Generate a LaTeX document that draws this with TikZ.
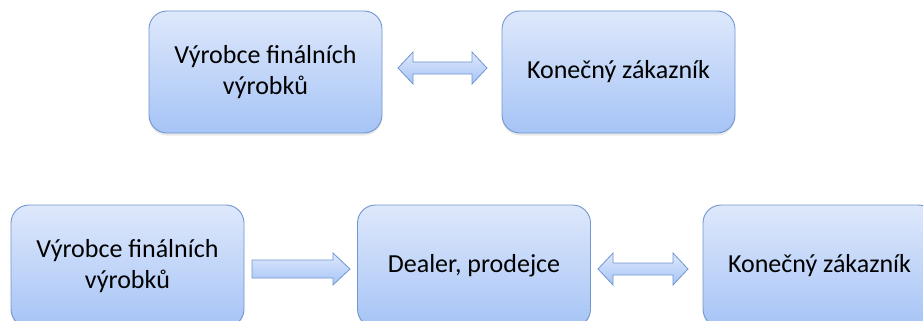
\documentclass[tikz,border=0pt]{standalone}
\usepackage{fontspec}
\setmainfont{Carlito}
\usetikzlibrary{shadows}
\definecolor{boxtop}{RGB}{222,232,251}
\definecolor{boxbot}{RGB}{166,196,246}
\definecolor{boxline}{RGB}{112,150,208}
\tikzset{
  stagebox/.style={rectangle, rounded corners=18pt, draw=boxline, line width=0.9pt,
    top color=boxtop, bottom color=boxbot, minimum width=233pt, minimum height=122pt,
    align=center, font=\fontsize{26}{31}\selectfont, text=black,
    drop shadow={opacity=0.18, shadow xshift=0pt, shadow yshift=-2.5pt}},
  blockarrow/.style={draw=boxline, line width=0.8pt, top color=boxtop, bottom color=boxbot,
    line join=miter}
}
\begin{document}
\begin{tikzpicture}[x=1pt,y=-1pt]
\useasboundingbox (0,0) rectangle (923,321);
\clip (0,0) rectangle (923,321);
% upper chain
\node[stagebox] (vyr1) at (265.5,72) {Výrobce finálních\\výrobků};
\node[stagebox] (zak1) at (618.5,72) {Konečný zákazník};
% lower chain
\node[stagebox] (vyr2) at (127.5,266) {Výrobce finálních\\výrobků};
\node[stagebox] (deal) at (474,266) {Dealer, prodejce};
\node[stagebox] (zak2) at (819.5,266) {Konečný zákazník};
% double block arrow between the upper boxes
\path[blockarrow]
  (398,68) -- (413,52) -- (413,62) -- (472,62) -- (472,52) -- (487,68)
  -- (472,84) -- (472,74) -- (413,74) -- (413,84) -- cycle;
% single block arrow from producer to dealer
\path[blockarrow]
  (252,260) -- (333,260) -- (333,253) -- (350,269) -- (333,285) -- (333,278)
  -- (252,278) -- cycle;
% double block arrow between dealer and customer
\path[blockarrow]
  (598,269) -- (613,253) -- (613,263) -- (673,263) -- (673,253) -- (688,269)
  -- (673,285) -- (673,275) -- (613,275) -- (613,285) -- cycle;
\end{tikzpicture}
\end{document}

++++++++++++++++++++

### Task requirements
From the data above, write out everything exactly except the pictures.

### Correct result
Generate a LaTeX document that draws this with TikZ.
\documentclass[tikz,border=0pt]{standalone}
\usepackage{fontspec}
\setmainfont{Carlito}
\usetikzlibrary{shadows}
\definecolor{boxtop}{RGB}{222,232,251}
\definecolor{boxbot}{RGB}{166,196,246}
\definecolor{boxline}{RGB}{112,150,208}
\tikzset{
  stagebox/.style={rectangle, rounded corners=18pt, draw=boxline, line width=0.9pt,
    top color=boxtop, bottom color=boxbot, minimum width=233pt, minimum height=122pt,
    align=center, font=\fontsize{26}{31}\selectfont, text=black,
    drop shadow={opacity=0.18, shadow xshift=0pt, shadow yshift=-2.5pt}},
  blockarrow/.style={draw=boxline, line width=0.8pt, top color=boxtop, bottom color=boxbot,
    line join=miter}
}
\begin{document}
\begin{tikzpicture}[x=1pt,y=-1pt]
\useasboundingbox (0,0) rectangle (923,321);
\clip (0,0) rectangle (923,321);
% upper chain
\node[stagebox] (vyr1) at (265.5,72) {Výrobce finálních\\výrobků};
\node[stagebox] (zak1) at (618.5,72) {Konečný zákazník};
% lower chain
\node[stagebox] (vyr2) at (127.5,266) {Výrobce finálních\\výrobků};
\node[stagebox] (deal) at (474,266) {Dealer, prodejce};
\node[stagebox] (zak2) at (819.5,266) {Konečný zákazník};
% double block arrow between the upper boxes
\path[blockarrow]
  (398,68) -- (413,52) -- (413,62) -- (472,62) -- (472,52) -- (487,68)
  -- (472,84) -- (472,74) -- (413,74) -- (413,84) -- cycle;
% single block arrow from producer to dealer
\path[blockarrow]
  (252,260) -- (333,260) -- (333,253) -- (350,269) -- (333,285) -- (333,278)
  -- (252,278) -- cycle;
% double block arrow between dealer and customer
\path[blockarrow]
  (598,269) -- (613,253) -- (613,263) -- (673,263) -- (673,253) -- (688,269)
  -- (673,285) -- (673,275) -- (613,275) -- (613,285) -- cycle;
\end{tikzpicture}
\end{document}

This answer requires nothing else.